Les patients s’enchaînent, le bloc opératoire est pris d’assaut

Le patient suivant s’appelle Casimir. Il a 68 ans et présente de graves brûlures au torse et au visage. «C’était le soir du dimanche de la Fête des mères, le 25 mai, vers 23h30. J’ai été réveillé par une énorme détonation... Une grenade! Le temps que je sorte, la maison de mon père était déjà en feu. Il a fallu casser la porte, et quand elle s’est ouverte, il était là, il brûlait, il a juste eu le temps de dire: «cherchez votre maman», et il s’est effondré», raconte Jules-Stéphane, son fils, assis sur une marche de l’hôpital, un badge «visiteur MSF» dans les mains.
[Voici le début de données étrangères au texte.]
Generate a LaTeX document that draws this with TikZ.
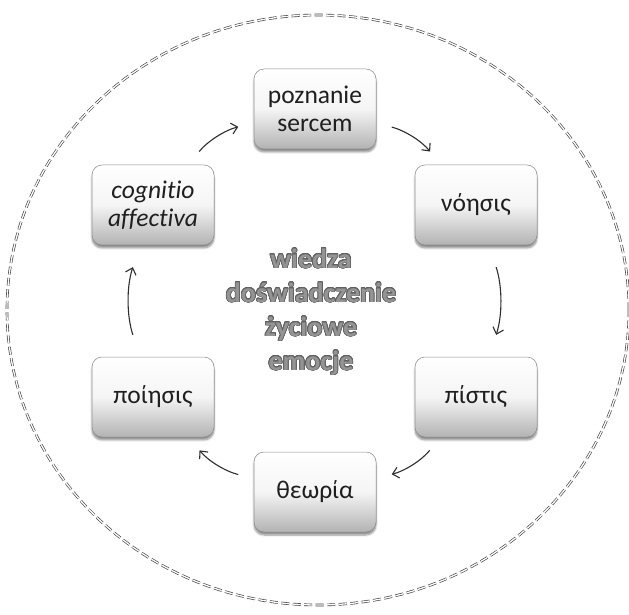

Son père et sa mère sont tous les deux hospitalisés pour de graves brûlures. De leur maison, il ne reste rien. Jules-Stéphane fait défiler sur son téléphone portable les photos d’un tas de pierres noirs carbonisées.
Dans le bloc, une autre personne observe attentivement les brûlures du patient. «Pour les brûlés, la prise en charge en kinésithérapie est très spécifique. Dans le cas de Casimir, il a par exemple de graves brûlures dans l’intérieur du bras. Il va donc falloir faire attention à ne pas laisser son bras en flexion, sinon la peau va cicatriser ainsi et il ne pourra plus se servir de son bras», raconte Julie Van Hulse, kinésithérapeute pour MSF.

17h00, retour dans le service des urgences

Des logisticiens de MSF allongent des matelas dans l’entrée de l’hôpital, et se préparent à un nouvel afflux de blessés. La nouvelle est confirmée: une attaque vient d’avoir lieu dans l’Eglise du quartier de Fatima. Personne ne sait combien de morts et de blessés vont arriver. Quelques heures plus tard, le bilan arrive. Les équipes de MSF ont pris en charge 9 nouveaux blessés, 9 nouvelles victimes civiles des affrontements entre jeunes chrétiens et jeunes musulmans à Bangui.
Depuis fin février, MSF travaille à l’Hôpital Général dans le service de chirurgie d’urgence avec une équipe de 20 expatriés et 250 centrafricains. En Avril, près de 421 actes chirurgicaux ont été réalisés, et plus de 150 patients ont été pris en charge pour des blessures liées à la violence (balle, arme blanche, grenade). Dans le reste du pays, plus de 300 personnels internationaux et 2 000 employés centrafricains travaillent avec MSF. MSF a développé des projets dans près de 15 villes de la République Centrafricaine, et fournit une assistance aux réfugiés centrafricains qui ont fui vers le Tchad, le Cameroun et la République démocratique du Congo.